Forty-nine years ago, a U.S. Army medic photographed children in a war-torn village in Vietnam. Decades later, the photographers' friends tracked down most of those children, now adults, to take their photos again.

On Tuesday, an exhibit of those photos, called "The Lost Children of Chon Thanh," opened at the National Veteran's Art Museum on Chicago's Northwest Side. The exhibit runs through Sept. 22.

Writer Larry Johns began the seemingly impossible quest of tracking down the children in the photos.

"Some of the pictures just struck me. It was almost like they reached through time and space and grabbed my heart," said Johns, whose older brother died in the Vietnam War in a town not far from Chon Thanh.

Johns and his wife walked villages in Vietnam with little to go on save for the pictures. They left behind brochures during their first trip four years ago. No success.

But then, "this lady grabbed one of the brochures and she screamed, 'That's my husband!' and she recognized her husband because of his big ears," Johns said.

The little boy with the big ears - named Minh - was alive and well. He was now in his 60s.

Then word spread.

"One of the kids in a photo knew where the others were. He recognized who they were because they were his neighbors, so they all kind of moved to the same area. So he helped find the others.

Of nearly two dozen kids captured on ektachrome by medic Bob Shirley in 1969, Larry and friends found 19 who gladly posed for a new photographer, Reed Young.

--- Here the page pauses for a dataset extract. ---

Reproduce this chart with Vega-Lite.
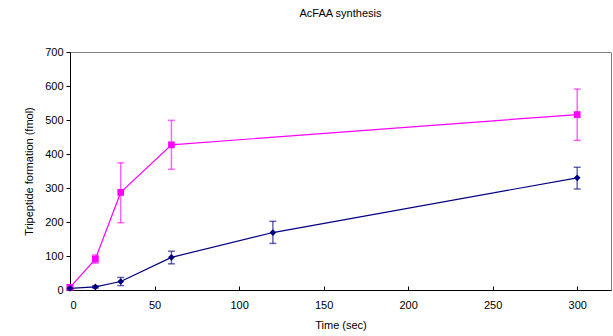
{
  "$schema": "https://vega.github.io/schema/vega-lite/v6.json",
  "width": 541,
  "height": 238,
  "autosize": {"type": "none"},
  "padding": {"left": 70, "top": 52, "right": 2, "bottom": 46},
  "background": "white",
  "config": {
    "font": "Liberation Sans",
    "view": {"stroke": "#808080", "strokeWidth": 1},
    "axis": {"grid": false, "domainColor": "black", "tickColor": "black", "labelColor": "black", "titleColor": "black", "labelFont": "Liberation Sans", "titleFont": "Liberation Sans", "labelFontSize": 11, "titleFontSize": 11, "titleFontWeight": "normal", "labelOverlap": false}
  },
  "title": {"text": "AcFAA synthesis", "fontSize": 11, "fontWeight": "normal", "font": "Liberation Sans", "color": "black", "offset": 27, "anchor": "middle"},
  "data": {"values": [
    {"series": "A", "time": 0, "value": 8, "lo": 2, "hi": 14},
    {"series": "A", "time": 15, "value": 91, "lo": 79, "hi": 103},
    {"series": "A", "time": 30, "value": 287, "lo": 198, "hi": 374},
    {"series": "A", "time": 60, "value": 427, "lo": 355, "hi": 499},
    {"series": "A", "time": 300, "value": 516, "lo": 440, "hi": 591},
    {"series": "B", "time": 0, "value": 5, "lo": 3, "hi": 7},
    {"series": "B", "time": 15, "value": 9, "lo": 6, "hi": 12},
    {"series": "B", "time": 30, "value": 25, "lo": 13, "hi": 37},
    {"series": "B", "time": 60, "value": 96, "lo": 77, "hi": 114},
    {"series": "B", "time": 120, "value": 169, "lo": 137, "hi": 202},
    {"series": "B", "time": 300, "value": 330, "lo": 297, "hi": 361}
  ]},
  "encoding": {
    "x": {"field": "time", "type": "quantitative", "scale": {"domain": [0, 320], "nice": false}, "axis": {"values": [0, 50, 100, 150, 200, 250, 300], "title": "Time (sec)", "tickSize": -4, "labelPadding": 13, "titlePadding": 9}},
    "color": {"field": "series", "type": "nominal", "scale": {"domain": ["A", "B"], "range": ["#FF00FF", "#000080"]}, "legend": null}
  },
  "layer": [
    {"mark": {"type": "line", "strokeWidth": 1.2}, "encoding": {"y": {"field": "value", "type": "quantitative", "scale": {"domain": [0, 700], "nice": false, "zero": true}, "axis": {"values": [0, 100, 200, 300, 400, 500, 600, 700], "title": "Tripeptide formation (fmol)", "tickSize": 4, "labelPadding": 3, "titlePadding": 10}}}},
    {"mark": {"type": "rule", "strokeWidth": 1.5, "opacity": 0.6}, "encoding": {"y": {"field": "lo", "type": "quantitative", "scale": {"domain": [0, 700], "nice": false, "zero": true}, "axis": {"values": [0, 100, 200, 300, 400, 500, 600, 700], "title": "Tripeptide formation (fmol)", "tickSize": 4, "labelPadding": 3, "titlePadding": 10}}, "y2": {"field": "hi"}}},
    {"mark": {"type": "tick", "orient": "horizontal", "size": 7, "thickness": 1.5, "opacity": 0.6}, "encoding": {"y": {"field": "lo", "type": "quantitative", "scale": {"domain": [0, 700], "nice": false, "zero": true}, "axis": {"values": [0, 100, 200, 300, 400, 500, 600, 700], "title": "Tripeptide formation (fmol)", "tickSize": 4, "labelPadding": 3, "titlePadding": 10}}}},
    {"mark": {"type": "tick", "orient": "horizontal", "size": 7, "thickness": 1.5, "opacity": 0.6}, "encoding": {"y": {"field": "hi", "type": "quantitative", "scale": {"domain": [0, 700], "nice": false, "zero": true}, "axis": {"values": [0, 100, 200, 300, 400, 500, 600, 700], "title": "Tripeptide formation (fmol)", "tickSize": 4, "labelPadding": 3, "titlePadding": 10}}}},
    {"mark": {"type": "point", "filled": true, "opacity": 1}, "encoding": {"y": {"field": "value", "type": "quantitative", "scale": {"domain": [0, 700], "nice": false, "zero": true}, "axis": {"values": [0, 100, 200, 300, 400, 500, 600, 700], "title": "Tripeptide formation (fmol)", "tickSize": 4, "labelPadding": 3, "titlePadding": 10}}, "shape": {"field": "series", "type": "nominal", "scale": {"domain": ["A", "B"], "range": ["square", "diamond"]}, "legend": null}, "size": {"field": "series", "type": "nominal", "scale": {"domain": ["A", "B"], "range": [45, 45]}, "legend": null}}}
  ]
}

Most of the found adults now live off the land, just as they did as children. And if there exists any lingering resentment about the war, Johns did not find it.

"Without exception we were treated, I couldn't believe the kindness, generosity they showed us. It was amazing," Johns said.

The exhibit aims to show the faces of war, but also was a way for one man to honor his brother.

"There are so many coincidences and turns of events that came together. It's just too fantastic, too unbelievable, and I just feel his hand in some of that. I don't know how real that is but I feel it in my heart.

The National Veterans Art Museum is located at 4041 N. Milwaukee Ave., Chicago.